### MATERIAL
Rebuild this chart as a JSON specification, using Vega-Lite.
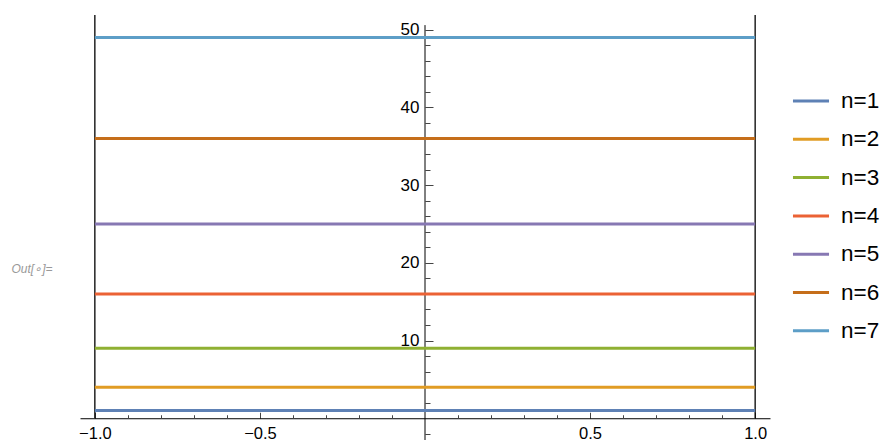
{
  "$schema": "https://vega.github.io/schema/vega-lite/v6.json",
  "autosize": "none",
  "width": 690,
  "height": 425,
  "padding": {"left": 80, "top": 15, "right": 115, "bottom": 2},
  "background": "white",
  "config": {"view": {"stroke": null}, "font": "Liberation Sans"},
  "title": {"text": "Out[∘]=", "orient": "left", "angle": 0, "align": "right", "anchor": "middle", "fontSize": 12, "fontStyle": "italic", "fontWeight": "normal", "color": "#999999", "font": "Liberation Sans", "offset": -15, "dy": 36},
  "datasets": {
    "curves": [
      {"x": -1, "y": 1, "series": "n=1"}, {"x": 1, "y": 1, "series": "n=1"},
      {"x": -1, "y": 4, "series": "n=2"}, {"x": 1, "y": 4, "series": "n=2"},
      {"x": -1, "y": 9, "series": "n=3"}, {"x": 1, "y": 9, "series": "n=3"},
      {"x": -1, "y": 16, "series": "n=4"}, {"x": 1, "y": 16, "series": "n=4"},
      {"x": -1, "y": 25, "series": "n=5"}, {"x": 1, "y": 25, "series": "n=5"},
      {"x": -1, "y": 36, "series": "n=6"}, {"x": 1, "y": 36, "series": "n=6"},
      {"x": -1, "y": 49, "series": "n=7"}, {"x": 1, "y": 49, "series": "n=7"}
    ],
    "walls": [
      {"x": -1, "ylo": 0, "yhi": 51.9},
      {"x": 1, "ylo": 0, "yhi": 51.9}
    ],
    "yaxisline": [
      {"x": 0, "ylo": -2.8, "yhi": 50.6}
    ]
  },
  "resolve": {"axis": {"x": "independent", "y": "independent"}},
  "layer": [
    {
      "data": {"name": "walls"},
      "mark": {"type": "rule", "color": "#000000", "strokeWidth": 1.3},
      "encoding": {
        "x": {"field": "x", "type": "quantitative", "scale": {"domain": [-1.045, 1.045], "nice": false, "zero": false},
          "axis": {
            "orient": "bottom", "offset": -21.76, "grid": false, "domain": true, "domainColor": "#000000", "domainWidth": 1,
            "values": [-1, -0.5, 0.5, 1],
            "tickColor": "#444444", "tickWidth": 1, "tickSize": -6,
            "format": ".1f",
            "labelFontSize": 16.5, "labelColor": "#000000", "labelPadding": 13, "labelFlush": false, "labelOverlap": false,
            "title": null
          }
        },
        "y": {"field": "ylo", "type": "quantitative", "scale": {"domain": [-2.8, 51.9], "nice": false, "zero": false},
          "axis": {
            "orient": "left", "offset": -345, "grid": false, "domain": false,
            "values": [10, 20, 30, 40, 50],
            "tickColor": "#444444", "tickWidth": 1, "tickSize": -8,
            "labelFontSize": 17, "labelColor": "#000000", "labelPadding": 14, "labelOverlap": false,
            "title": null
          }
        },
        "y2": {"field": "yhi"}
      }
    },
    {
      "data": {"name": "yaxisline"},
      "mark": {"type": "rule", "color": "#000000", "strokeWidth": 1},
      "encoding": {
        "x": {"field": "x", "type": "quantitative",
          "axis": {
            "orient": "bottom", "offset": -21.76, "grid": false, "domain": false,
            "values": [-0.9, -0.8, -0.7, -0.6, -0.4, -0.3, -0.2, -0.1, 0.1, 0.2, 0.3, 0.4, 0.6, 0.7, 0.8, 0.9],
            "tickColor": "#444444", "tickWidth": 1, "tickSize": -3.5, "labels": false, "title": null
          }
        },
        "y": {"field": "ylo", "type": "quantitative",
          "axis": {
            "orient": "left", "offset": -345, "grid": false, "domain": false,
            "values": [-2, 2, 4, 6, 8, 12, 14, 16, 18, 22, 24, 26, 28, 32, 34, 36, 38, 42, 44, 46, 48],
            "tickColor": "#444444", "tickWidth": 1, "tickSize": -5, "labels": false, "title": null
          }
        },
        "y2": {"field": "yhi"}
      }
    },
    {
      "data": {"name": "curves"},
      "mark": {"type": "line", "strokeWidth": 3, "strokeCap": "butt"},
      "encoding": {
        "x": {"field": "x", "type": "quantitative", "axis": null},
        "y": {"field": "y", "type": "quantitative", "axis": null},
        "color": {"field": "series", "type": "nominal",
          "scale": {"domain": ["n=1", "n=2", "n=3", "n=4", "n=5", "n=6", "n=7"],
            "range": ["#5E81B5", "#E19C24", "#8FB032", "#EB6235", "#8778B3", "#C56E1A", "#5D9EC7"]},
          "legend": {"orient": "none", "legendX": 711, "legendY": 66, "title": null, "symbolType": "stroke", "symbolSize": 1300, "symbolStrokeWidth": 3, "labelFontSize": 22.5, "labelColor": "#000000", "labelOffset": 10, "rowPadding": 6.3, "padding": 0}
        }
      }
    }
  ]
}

### PROBLEM STATEMENT
Repeat the material above in full and exactly, apart from the pictures.

### RESULT
Rebuild this chart as a JSON specification, using Vega-Lite.
{
  "$schema": "https://vega.github.io/schema/vega-lite/v6.json",
  "autosize": "none",
  "width": 690,
  "height": 425,
  "padding": {"left": 80, "top": 15, "right": 115, "bottom": 2},
  "background": "white",
  "config": {"view": {"stroke": null}, "font": "Liberation Sans"},
  "title": {"text": "Out[∘]=", "orient": "left", "angle": 0, "align": "right", "anchor": "middle", "fontSize": 12, "fontStyle": "italic", "fontWeight": "normal", "color": "#999999", "font": "Liberation Sans", "offset": -15, "dy": 36},
  "datasets": {
    "curves": [
      {"x": -1, "y": 1, "series": "n=1"}, {"x": 1, "y": 1, "series": "n=1"},
      {"x": -1, "y": 4, "series": "n=2"}, {"x": 1, "y": 4, "series": "n=2"},
      {"x": -1, "y": 9, "series": "n=3"}, {"x": 1, "y": 9, "series": "n=3"},
      {"x": -1, "y": 16, "series": "n=4"}, {"x": 1, "y": 16, "series": "n=4"},
      {"x": -1, "y": 25, "series": "n=5"}, {"x": 1, "y": 25, "series": "n=5"},
      {"x": -1, "y": 36, "series": "n=6"}, {"x": 1, "y": 36, "series": "n=6"},
      {"x": -1, "y": 49, "series": "n=7"}, {"x": 1, "y": 49, "series": "n=7"}
    ],
    "walls": [
      {"x": -1, "ylo": 0, "yhi": 51.9},
      {"x": 1, "ylo": 0, "yhi": 51.9}
    ],
    "yaxisline": [
      {"x": 0, "ylo": -2.8, "yhi": 50.6}
    ]
  },
  "resolve": {"axis": {"x": "independent", "y": "independent"}},
  "layer": [
    {
      "data": {"name": "walls"},
      "mark": {"type": "rule", "color": "#000000", "strokeWidth": 1.3},
      "encoding": {
        "x": {"field": "x", "type": "quantitative", "scale": {"domain": [-1.045, 1.045], "nice": false, "zero": false},
          "axis": {
            "orient": "bottom", "offset": -21.76, "grid": false, "domain": true, "domainColor": "#000000", "domainWidth": 1,
            "values": [-1, -0.5, 0.5, 1],
            "tickColor": "#444444", "tickWidth": 1, "tickSize": -6,
            "format": ".1f",
            "labelFontSize": 16.5, "labelColor": "#000000", "labelPadding": 13, "labelFlush": false, "labelOverlap": false,
            "title": null
          }
        },
        "y": {"field": "ylo", "type": "quantitative", "scale": {"domain": [-2.8, 51.9], "nice": false, "zero": false},
          "axis": {
            "orient": "left", "offset": -345, "grid": false, "domain": false,
            "values": [10, 20, 30, 40, 50],
            "tickColor": "#444444", "tickWidth": 1, "tickSize": -8,
            "labelFontSize": 17, "labelColor": "#000000", "labelPadding": 14, "labelOverlap": false,
            "title": null
          }
        },
        "y2": {"field": "yhi"}
      }
    },
    {
      "data": {"name": "yaxisline"},
      "mark": {"type": "rule", "color": "#000000", "strokeWidth": 1},
      "encoding": {
        "x": {"field": "x", "type": "quantitative",
          "axis": {
            "orient": "bottom", "offset": -21.76, "grid": false, "domain": false,
            "values": [-0.9, -0.8, -0.7, -0.6, -0.4, -0.3, -0.2, -0.1, 0.1, 0.2, 0.3, 0.4, 0.6, 0.7, 0.8, 0.9],
            "tickColor": "#444444", "tickWidth": 1, "tickSize": -3.5, "labels": false, "title": null
          }
        },
        "y": {"field": "ylo", "type": "quantitative",
          "axis": {
            "orient": "left", "offset": -345, "grid": false, "domain": false,
            "values": [-2, 2, 4, 6, 8, 12, 14, 16, 18, 22, 24, 26, 28, 32, 34, 36, 38, 42, 44, 46, 48],
            "tickColor": "#444444", "tickWidth": 1, "tickSize": -5, "labels": false, "title": null
          }
        },
        "y2": {"field": "yhi"}
      }
    },
    {
      "data": {"name": "curves"},
      "mark": {"type": "line", "strokeWidth": 3, "strokeCap": "butt"},
      "encoding": {
        "x": {"field": "x", "type": "quantitative", "axis": null},
        "y": {"field": "y", "type": "quantitative", "axis": null},
        "color": {"field": "series", "type": "nominal",
          "scale": {"domain": ["n=1", "n=2", "n=3", "n=4", "n=5", "n=6", "n=7"],
            "range": ["#5E81B5", "#E19C24", "#8FB032", "#EB6235", "#8778B3", "#C56E1A", "#5D9EC7"]},
          "legend": {"orient": "none", "legendX": 711, "legendY": 66, "title": null, "symbolType": "stroke", "symbolSize": 1300, "symbolStrokeWidth": 3, "labelFontSize": 22.5, "labelColor": "#000000", "labelOffset": 10, "rowPadding": 6.3, "padding": 0}
        }
      }
    }
  ]
}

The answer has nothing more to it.